Sharma’s father, an engineer in Guyana, ended up as a handyman after he and his family fled political turmoil to the US in 1980. They settled in a tiny basement apartment in “Little Guyana” in Queens, and her mother cleaned houses. Sharma was 10.

A standout student, she would go on to graduate from Boston University and earn a medical degree and PhD in immunology from Pennsylvania State University. After further training at Memorial Sloan Kettering Cancer Centre in New York, she was hired by MD Anderson in 2004.

She and Allison met at a scientific meeting the following year and began collaborating. For a long time, she was leery about getting personally involved with him. “I didn’t want to worry that everyone would think my ideas were actually his ideas,” she says.

By now she has her own significant achievements, including being the first to show that a T-cell protein called ICOS boosts the effectiveness of some immunotherapy.

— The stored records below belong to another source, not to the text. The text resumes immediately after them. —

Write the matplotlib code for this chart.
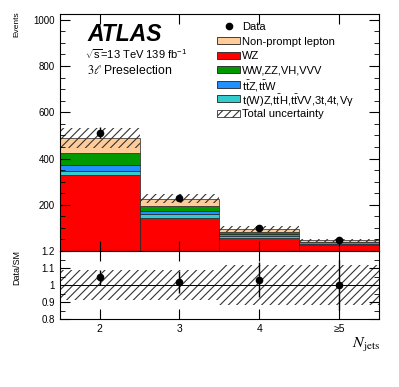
import matplotlib
matplotlib.use("Agg")
import matplotlib.pyplot as plt
import numpy as np
from matplotlib.ticker import MultipleLocator
from matplotlib.patches import Rectangle

plt.rcParams['font.family'] = ['Liberation Sans', 'DejaVu Sans']
plt.rcParams['hatch.linewidth'] = 0.8
plt.rcParams['mathtext.fontset'] = 'custom'
plt.rcParams['mathtext.rm'] = 'Liberation Sans'
plt.rcParams['mathtext.it'] = 'Liberation Sans:italic'
plt.rcParams['mathtext.bf'] = 'Liberation Sans:bold'

# bins and labels
bins = [2, 3, 4, 5]
bin_labels = ['2', '3', '4', '\u22655']

# stacked backgrounds (bottom to top)
wz = [330, 142, 58, 28]
other = [18, 16, 5, 3]          # t(W)Z, ttH, ttVV, 3t, 4t, Vgamma
ttv = [22, 16, 11, 7]           # ttZ, ttW
diboson = [55, 22, 9, 3]        # WW, ZZ, VH, VVV
nonprompt = [65, 30, 12, 5]     # non-prompt lepton

data = [512, 230, 98, 46]
rel_unc = [0.09, 0.09, 0.12, 0.12]

tb = r'$\bar{\mathrm{t}}$'
names = ['WZ', 't(W)Z,t' + tb + 'H,t' + tb + 'VV,3t,4t,V\u03b3', 't' + tb + 'Z,t' + tb + 'W',
         'WW,ZZ,VH,VVV', 'Non-prompt lepton']
colors = ['#ff0000', '#33cccc', '#1e90ff', '#009900', '#ffcc99']

comps = [wz, other, ttv, diboson, nonprompt]
total = np.sum(comps, axis=0)
data = np.array(data)
derr = np.sqrt(data)

fig = plt.figure(figsize=(3.99, 3.87), dpi=100)
ax = fig.add_axes([0.150, 0.3514, 0.7995, 0.6124])
rx = fig.add_axes([0.150, 0.1757, 0.7995, 0.1757], sharex=ax)

bottom = np.zeros(4)
for vals, c in zip(comps, colors):
    ax.bar(bins, vals, width=1.0, bottom=bottom, color=c, edgecolor='#222222', linewidth=0.5)
    bottom += np.array(vals)

unc = total * np.array(rel_unc)
ax.bar(bins, 2 * unc, width=1.0, bottom=total - unc, fill=False,
       edgecolor='#333333', hatch='////', linewidth=0)
ax.errorbar(bins, data, yerr=derr, fmt='o', color='black', ms=4.5, elinewidth=1, capsize=0)

ax.set_xlim(1.5, 5.5)
ax.set_ylim(0, 1025)
ax.yaxis.set_minor_locator(MultipleLocator(50))
ax.tick_params(which='both', direction='in', top=True, right=True, labelsize=7)
ax.tick_params(which='major', length=7)
ax.tick_params(which='minor', length=3.5)
ax.tick_params(axis='x', labelbottom=False)
ax.set_yticks([200, 400, 600, 800, 1000])
ax.set_xticks(bins)

# legend drawn by hand so that all rows are evenly spaced
leg_l = ['Data', names[4], names[0], names[3], names[2], names[1], 'Total uncertainty']
leg_c = [None, colors[4], colors[0], colors[3], colors[2], colors[1], 'hatch']
y0, dy = 0.948, 0.0612
for i, (lab, c) in enumerate(zip(leg_l, leg_c)):
    y = y0 - i * dy
    if c is None:
        ax.plot([0.529], [y], 'o', color='black', ms=4.5, transform=ax.transAxes, clip_on=False)
    elif c == 'hatch':
        ax.add_patch(Rectangle((0.492, y - 0.0148), 0.072, 0.0296, transform=ax.transAxes,
                               fill=False, edgecolor='#333333', hatch='////', linewidth=0.6))
    else:
        ax.add_patch(Rectangle((0.492, y - 0.0148), 0.072, 0.0296, transform=ax.transAxes,
                               facecolor=c, edgecolor='#222222', linewidth=0.6))
    ax.text(0.571, y, lab, transform=ax.transAxes, fontsize=8, va='center_baseline')

ax.text(0.088, 0.913, 'ATLAS', transform=ax.transAxes, fontsize=16.5,
        fontweight='bold', fontstyle='italic', va='center')
ax.text(0.078, 0.831, r'$\sqrt{\mathrm{s}}$=13 TeV 139 fb$^{-1}$', transform=ax.transAxes,
        fontsize=8, va='center')
ax.text(0.085, 0.76, r'$3\ell$ Preselection', transform=ax.transAxes,
        fontsize=8.8, va='center', math_fontfamily='stix')

# ratio panel
ratio = data / total
rerr = derr / total
rx.bar(bins, 2 * np.array(rel_unc), width=1.0, bottom=1 - np.array(rel_unc), fill=False,
       edgecolor='#333333', hatch='////', linewidth=0)
rx.axhline(1.0, color='black', lw=0.7)
rx.errorbar(bins, ratio, yerr=rerr, fmt='o', color='black', ms=4.5, elinewidth=1, capsize=0)
rx.set_ylim(0.8, 1.2)
rx.set_yticks([0.8, 0.9, 1.0, 1.1, 1.2])
rx.set_yticklabels(['0.8', '0.9', '1', '1.1', '1.2'])
rx.yaxis.set_minor_locator(MultipleLocator(0.05))
rx.set_xticks(bins)
rx.set_xticklabels(bin_labels)
rx.tick_params(which='both', direction='in', top=True, right=True, labelsize=7.5)
rx.tick_params(axis='y', labelsize=7)
rx.tick_params(which='major', length=7)
rx.tick_params(which='minor', length=3.5)
rx.tick_params(axis='x', which='minor', bottom=False, top=False)

fig.text(0.042, 0.970, 'Events', rotation=90, ha='center', va='top', fontsize=6)
fig.text(0.042, 0.354, 'Data/SM', rotation=90, ha='center', va='top', fontsize=6.5)
fig.text(0.953, 0.108, r'$N_{\mathrm{jets}}$', ha='right', va='center', fontsize=11.5,
         math_fontfamily='stix')

fig.savefig('out.png', dpi=100)
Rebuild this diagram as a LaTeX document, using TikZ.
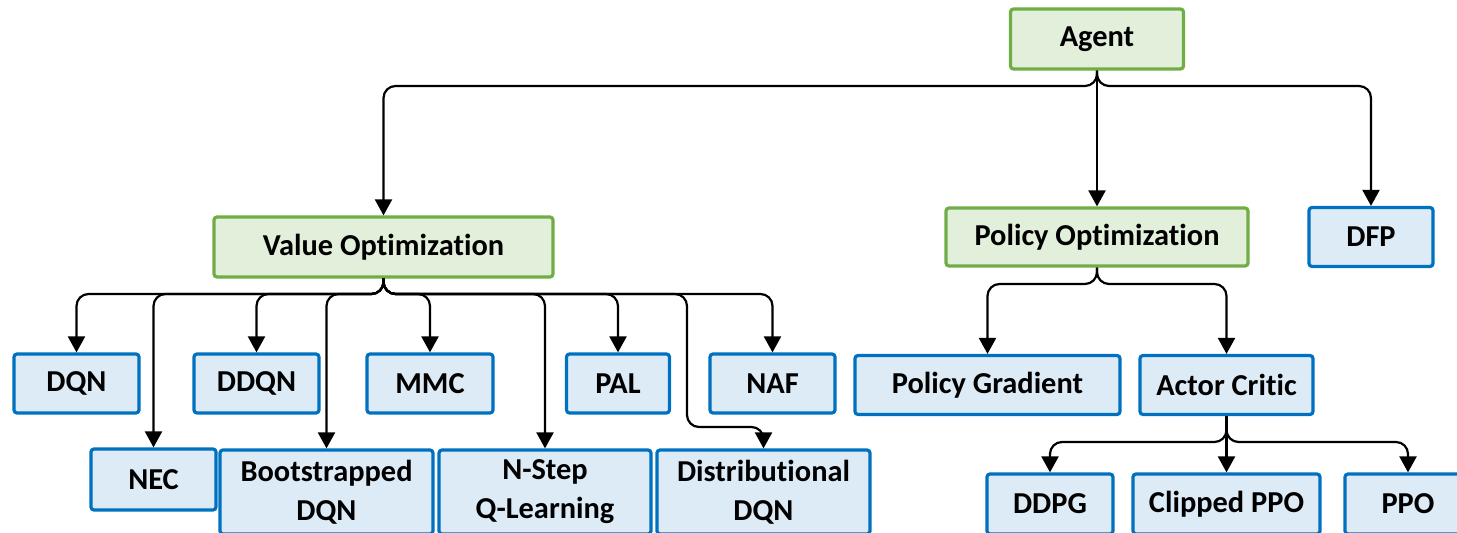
\documentclass[tikz,border=0pt]{standalone}
\usepackage{fontspec}
\setmainfont[Ligatures=NoCommon]{Carlito}
\usetikzlibrary{arrows.meta}
\definecolor{gline}{RGB}{112,173,71}
\definecolor{gfill}{RGB}{226,239,218}
\definecolor{bline}{RGB}{0,112,192}
\definecolor{bfill}{RGB}{221,235,247}
\begin{document}
\begin{tikzpicture}[x=0.5pt,y=-0.5pt,
  boxbase/.style={rectangle, rounded corners=1.5pt, line width=1.6pt, inner sep=0pt,
    align=center, font=\fontsize{15.2}{19.5}\selectfont\bfseries},
  gbox/.style={boxbase, draw=gline, fill=gfill},
  bbox/.style={boxbase, draw=bline, fill=bfill},
  conn/.style={draw, line width=1.1pt, rounded corners=6pt, -{Triangle[width=8.5pt,length=8pt]}}]
\useasboundingbox (0,0) rectangle (1457,533);
% nodes
\node[gbox, minimum width=86.5pt, minimum height=30pt] (agent) at (1097,39) {Agent};
\node[gbox, minimum width=169.5pt, minimum height=30pt] (vo) at (383.5,247) {Value Optimization};
\node[gbox, minimum width=151pt, minimum height=29pt] (po) at (1097,237) {Policy Optimization};
\node[bbox, minimum width=62pt, minimum height=29.5pt] (dfp) at (1371,237) {DFP};
\node[bbox, minimum width=62.5pt, minimum height=29.5pt] (dqn) at (76.5,383.5) {DQN};
\node[bbox, minimum width=62.5pt, minimum height=29.5pt] (ddqn) at (256.5,383.5) {DDQN};
\node[bbox, minimum width=63pt, minimum height=29.5pt] (mmc) at (430,383.5) {MMC};
\node[bbox, minimum width=51.5pt, minimum height=29.5pt] (pal) at (618,383.5) {PAL};
\node[bbox, minimum width=62.5pt, minimum height=29.5pt] (naf) at (772.5,383.5) {NAF};
\node[bbox, minimum width=62.5pt, minimum height=30.5pt] (nec) at (153.5,479.5) {NEC};
\node[bbox, minimum width=106.5pt, minimum height=42pt] (boot) at (326.5,492) {Bootstrapped\\DQN};
\node[bbox, minimum width=106pt, minimum height=42pt] (nstep) at (545,492) {N-Step\\Q-Learning};
\node[bbox, minimum width=106.5pt, minimum height=42pt] (dist) at (763.5,492) {Distributional\\DQN};
\node[bbox, minimum width=132.5pt, minimum height=29.5pt] (pg) at (987.5,385) {Policy Gradient};
\node[bbox, minimum width=86.5pt, minimum height=29.5pt] (ac) at (1226.5,385) {Actor Critic};
\node[bbox, minimum width=63pt, minimum height=30pt] (ddpg) at (1050,504) {DDPG};
\node[bbox, minimum width=93.5pt, minimum height=30pt] (cppo) at (1226.5,504) {Clipped PPO};
\node[bbox, minimum width=63pt, minimum height=30pt] (ppo) at (1408,504) {PPO};
% bus coordinates
\coordinate (b1) at (0,86);
\coordinate (b2) at (0,294);
\coordinate (b3) at (0,284);
\coordinate (b4) at (0,442);
\coordinate (dj) at (687,427);
% Agent
\draw[conn] (agent.south) -- (agent.south |- b1) -| (vo.north);
\draw[conn] (agent.south) -- (po.north);
\draw[conn] (agent.south) -- (agent.south |- b1) -| (dfp.north);
% Value Optimization
\draw[conn] (vo.south) -- (vo.south |- b2) -| (dqn.north);
\draw[conn] (vo.south) -- (vo.south |- b2) -| (nec.north);
\draw[conn] (vo.south) -- (vo.south |- b2) -| (ddqn.north);
\draw[conn] (vo.south) -- (vo.south |- b2) -| (boot.north);
\draw[conn] (vo.south) -- (vo.south |- b2) -| (mmc.north);
\draw[conn] (vo.south) -- (vo.south |- b2) -| (nstep.north);
\draw[conn] (vo.south) -- (vo.south |- b2) -| (pal.north);
\draw[conn] (vo.south) -- (vo.south |- b2) -| (dj) -| (dist.north);
\draw[conn] (vo.south) -- (vo.south |- b2) -| (naf.north);
% Policy Optimization
\draw[conn] (po.south) -- (po.south |- b3) -| (pg.north);
\draw[conn] (po.south) -- (po.south |- b3) -| (ac.north);
% Actor Critic
\draw[conn] (ac.south) -- (ac.south |- b4) -| (ddpg.north);
\draw[conn] (ac.south) -- (cppo.north);
\draw[conn] (ac.south) -- (ac.south |- b4) -| (ppo.north);
\end{tikzpicture}
\end{document}
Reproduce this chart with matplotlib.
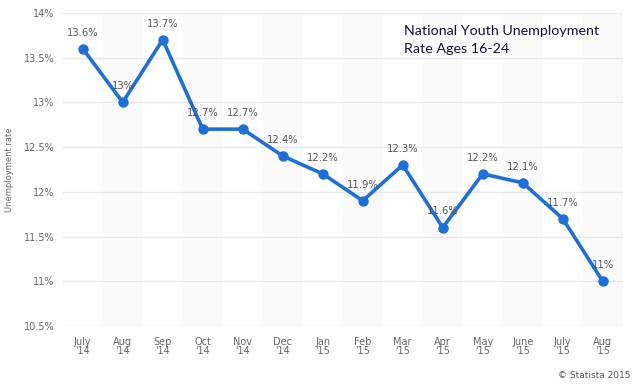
import matplotlib.pyplot as plt
import numpy as np

months = ["July\n'14", "Aug\n'14", "Sep\n'14", "Oct\n'14", "Nov\n'14", "Dec\n'14", "Jan\n'15",
          "Feb\n'15", "Mar\n'15", "Apr\n'15", "May\n'15", "June\n'15", "July\n'15", "Aug\n'15"]
rate = [13.6, 13.0, 13.7, 12.7, 12.7, 12.4, 12.2, 11.9, 12.3, 11.6, 12.2, 12.1, 11.7, 11.0]
labels = ["13.6%", "13%", "13.7%", "12.7%", "12.7%", "12.4%", "12.2%", "11.9%", "12.3%",
          "11.6%", "12.2%", "12.1%", "11.7%", "11%"]
yticks = [10.5, 11, 11.5, 12, 12.5, 13, 13.5, 14]
ytick_labels = ["10.5%", "11%", "11.5%", "12%", "12.5%", "13%", "13.5%", "14%"]

fig = plt.figure(figsize=(6.4, 3.89), dpi=100)
ax = fig.add_axes([0.098, 0.162, 0.875, 0.805])

x = np.arange(len(months))
for i in x:
    if i % 2 == 1:
        ax.axvspan(i - 0.5, i + 0.5, color='#fafafa', zorder=0, lw=0)

for t in yticks:
    ax.axhline(t, color='#e8e8e8', lw=1, zorder=1)

blue = '#1f6fd8'
ax.plot(x, rate, color=blue, lw=2.6, marker='o', ms=6.5, zorder=3)
for xi, yi, lab in zip(x, rate, labels):
    ax.annotate(lab, (xi, yi), xytext=(0, 8), textcoords='offset points',
                ha='center', va='bottom', fontsize=7.2, color='#555555', zorder=4)

ax.set_xlim(-0.5, len(months) - 0.5)
ax.set_ylim(10.5, 14)
ax.set_xticks(x)
ax.set_xticklabels(months, fontsize=7, color='#666666', linespacing=0.9)
ax.set_yticks(yticks)
ax.set_yticklabels(ytick_labels, fontsize=7, color='#666666')
ax.tick_params(length=0, pad=8)
ax.tick_params(axis='y', pad=6)
for s in ax.spines.values():
    s.set_visible(False)

ax.set_ylabel('Unemployment rate', fontsize=6, color='#666666', labelpad=7)

fig.text(0.631, 0.897, 'National Youth Unemployment\nRate Ages 16-24', fontsize=10.3,
         family='Lato', color='#14143a', ha='left', va='center', linespacing=1.55)
fig.text(0.985, 0.022, '\u00a9 Statista 2015', fontsize=6.5, color='#555555', ha='right', va='bottom')

fig.savefig('out.png', dpi=100)
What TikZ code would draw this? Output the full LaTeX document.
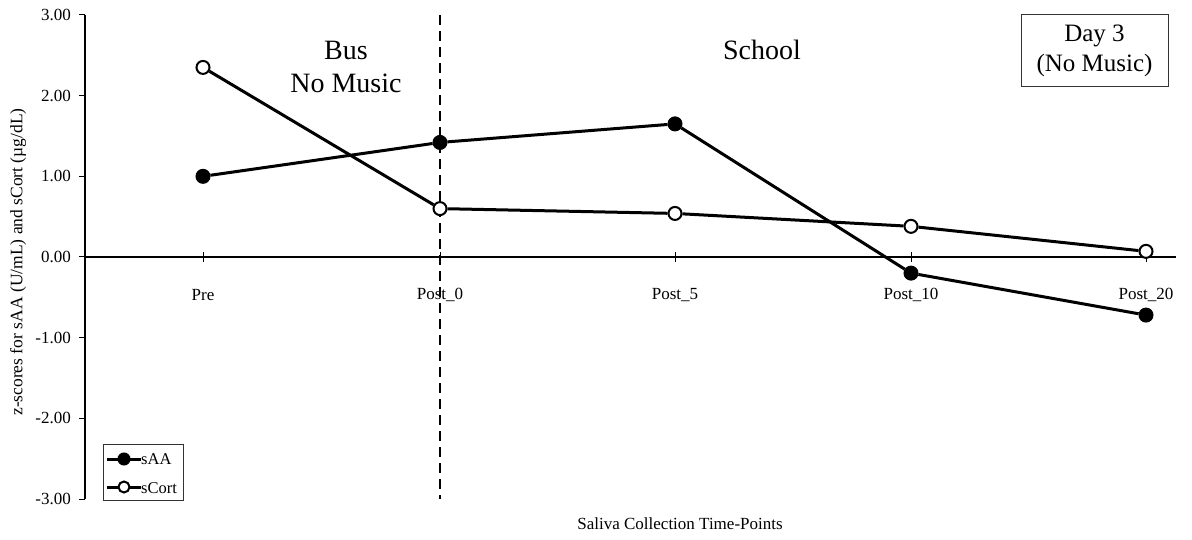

In Houston, both she and Allison have impressive portfolios.

He is chair of MD Anderson’s immunotherapy department and executive director of what the cancer centre calls its immunotherapy platform: a large effort to understand cancer and the immune system. She is the platform’s scientific director, and between the two of them they preside over three labs and dozens of people. Every week, they and their team review four or five trials to try to discern patterns, decide which animal tests to conduct and how to design new human studies.

In their personal lives, the constant talk of T-cells sometimes perplexes Sharma’s three daughters from a previous marriage. But they are familiar with their mother’s focus. She says she has never felt guilty about the demands of her job; her patients desperately needed her, and her daughters were lucky enough “to grow up healthy in a world with indoor plumbing and Cheerios”.

Plus some perks: these days, Sharma drives a Porsche with a vanity licence plate that says CTLA-4, a reference to her husband’s work. And he drives a Tesla with a plate that says ICOS, a nod to hers.

***

But back to Chicago and the House of Blues restaurant, where band The Checkpoints are well into their set. The show, held annually during the biggest cancer conference of the year, raises money for grants awarded by the Society for Immunotherapy of Cancer.

Allison’s fame and his facility with the harmonica have provided unique opportunities, such as accompanying Willie Nelson and his band at the Redneck Country Club near Houston. Tonight, however, clad in a black Hawaiian shirt, he’s performing for a different crowd.

The big boss man is the picture of cool as he steps up and plays “Take Out Some Insurance on Me, Baby”. Dancing right in front, as always, is Sharma.